Le fret ferroviaire, autrefois moteur de l’économie européenne, représente aujourd’hui moins de 10 % du transport de marchandises en France. Cet effondrement résulte de choix politiques et économiques visant à libéraliser le secteur, dans la lignée des directives européennes, avec un désengagement progressif de l’État et une quête de rentabilité incompatible avec les enjeux sociaux et environnementaux.
Une libéralisation aux lourdes conséquences
Depuis les années 1990, les réformes successives ont transformé la SNCF en une entreprise éclatée et soumise aux lois du marché. La séparation en cinq entités en 2020 a notamment ouvert la voie à une concurrence exacerbée, favorisant les acteurs privés tout en imposant à la SNCF des charges financières spécifiques, comme le fonds de concours (1,7 milliard d’euros en 2023).
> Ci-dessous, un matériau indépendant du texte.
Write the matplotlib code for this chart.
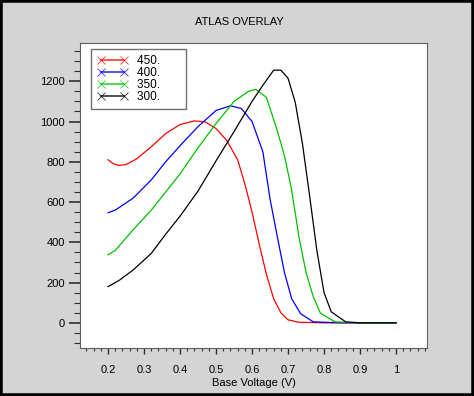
import matplotlib.pyplot as plt
from matplotlib.lines import Line2D
from matplotlib.patches import Rectangle
from matplotlib.ticker import MultipleLocator

plt.rcParams['font.family'] = ['Liberation Sans', 'DejaVu Sans']

# curves, one per temperature
x_450 = [0.2, 0.215, 0.23, 0.25, 0.28, 0.32, 0.36, 0.4, 0.44, 0.47, 0.5, 0.53,
         0.56, 0.58, 0.6, 0.62, 0.64, 0.66, 0.68, 0.7, 0.73, 0.8, 0.9, 1.0]
y_450 = [810, 790, 782, 786, 815, 875, 940, 985, 1003, 998, 965, 905,
         810, 690, 550, 390, 240, 120, 50, 15, 3, 0, 0, 0]

x_400 = [0.2, 0.22, 0.27, 0.32, 0.36, 0.4, 0.45, 0.5, 0.54, 0.57, 0.6, 0.63,
         0.65, 0.67, 0.69, 0.71, 0.735, 0.77, 0.85, 1.0]
y_400 = [547, 560, 620, 710, 800, 880, 975, 1055, 1078, 1065, 1000, 850,
         615, 430, 250, 120, 45, 5, 0, 0]

x_350 = [0.2, 0.22, 0.27, 0.32, 0.36, 0.4, 0.45, 0.5, 0.55, 0.59, 0.61, 0.64,
         0.67, 0.69, 0.71, 0.73, 0.75, 0.77, 0.79, 0.83, 0.9, 1.0]
y_350 = [338, 360, 463, 560, 650, 740, 870, 990, 1100, 1150, 1160, 1120,
         955, 830, 660, 430, 250, 130, 48, 5, 0, 0]

x_300 = [0.2, 0.23, 0.27, 0.32, 0.36, 0.4, 0.45, 0.5, 0.55, 0.6, 0.63, 0.66,
         0.68, 0.7, 0.72, 0.74, 0.76, 0.78, 0.8, 0.82, 0.86, 0.9, 1.0]
y_300 = [180, 210, 263, 345, 440, 530, 655, 805, 950, 1100, 1180, 1255,
         1255, 1215, 1095, 890, 630, 360, 150, 55, 5, 0, 0]

labels = ['450.', '400.', '350.', '300.']
colors = ['#ff0000', '#0000ff', '#00c000', '#000000']

fig = plt.figure(figsize=(4.74, 3.96), dpi=100, facecolor='#d4d4d4')
fig.patches.append(Rectangle((0, 0), 1, 1, transform=fig.transFigure,
                             fill=False, edgecolor='black', linewidth=4))

ax = fig.add_axes([0.1688, 0.1212, 0.732, 0.7702])
series = [(x_450, y_450), (x_400, y_400), (x_350, y_350), (x_300, y_300)]
for (xs, ys), c in zip(series, colors):
    ax.plot(xs, ys, color=c, lw=0.9)

ax.set_xlim(0.122, 1.086)
ax.set_ylim(-125, 1390)
ax.xaxis.set_major_locator(MultipleLocator(0.1))
ax.xaxis.set_minor_locator(MultipleLocator(0.02))
ax.yaxis.set_major_locator(MultipleLocator(200))
ax.yaxis.set_minor_locator(MultipleLocator(50))
ax.xaxis.set_major_formatter(lambda v, p: f'{v:g}')

for s in ax.spines.values():
    s.set_color('#606060')
    s.set_linewidth(0.8)
ax.tick_params(axis='y', which='major', length=8, width=1.2, pad=3,
               labelsize=8, color='#303030')
ax.tick_params(axis='y', which='minor', length=4, width=0.8, color='#303030')
ax.tick_params(axis='x', which='major', length=4.5, width=1.0, pad=8,
               labelsize=8, color='#303030')
ax.tick_params(axis='x', which='minor', length=2.5, width=0.8, color='#303030')

ax.set_xlabel('Base Voltage (V)', fontsize=8, labelpad=2)
fig.text(0.505, 0.944, 'ATLAS OVERLAY', ha='center', va='center', fontsize=8)

# legend keys: line with an x at each end; the box is wider than its text
handles = [Line2D([], [], color=c, lw=1.2, marker='x', markersize=6,
                  markeredgewidth=0.6, alpha=0.8) for c in colors]
leg = ax.legend(handles, [l + '      ' for l in labels], loc='upper left',
                bbox_to_anchor=(0.032, 0.98), borderaxespad=0, numpoints=2,
                fontsize=8.5, fancybox=False, edgecolor='#707070',
                framealpha=1, labelspacing=0.0, handlelength=2.6,
                handletextpad=0.8, borderpad=0.5)
leg.get_frame().set_linewidth(1.0)

fig.savefig('out.png', dpi=100, facecolor=fig.get_facecolor())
Parallèlement, les investissements dans les infrastructures ferroviaires, essentielles à l’entretien des gares de triage et des petites lignes, ont drastiquement diminué. Ce sous-financement public a creusé la dette grise de SNCF Réseau, estimée à 60 milliards d’euros.
Le déclin du wagon isolé, outil crucial pour desservir les territoires, symbolise l’abandon progressif de la logique de service public. Jugé non rentable, il a été supplanté par les trains massifs, adaptés aux grandes lignes, mais inadaptés aux besoins variés des entreprises et des territoires.
Une alternative stratégique et environnementale
Relancer le fret ferroviaire est pourtant une nécessité. Avec l’urgence climatique et la nécessité de relocaliser la production industrielle en France, le train constitue une solution clé. Il émet jusqu’à dix fois moins de gaz à effet de serre que le transport routier, son principal concurrent, qui profite d’un dumping économique grâce à l’absence de redevance pour l’utilisation des infrastructures routières.
Plusieurs solutions sont avancées pour inverser la tendance. La CGT des cheminots propose d’obliger les chargeurs à déplacer 25 % de leurs marchandises par voie ferrée, en les incitant à développer des embranchements ferroviaires vers les dépôts logistiques et les sites industriels. Parallèlement, l’État doit jouer un rôle central de stratège et planificateur, en finançant le renouvellement des infrastructures, en rouvrant des gares de triage et des petites lignes, et en développant les connexions intermodales entre rail, route et maritime.
Enfin, la revalorisation des métiers de cheminots s’impose. L’abandon du statut pour les nouveaux entrants et la précarisation croissante des postes entraînent un taux de démission élevé, fragilisant un secteur exigeant des compétences pointues. Restaurer des conditions attractives et des perspectives de carrière est indispensable pour pérenniser le savoir-faire ferroviaire.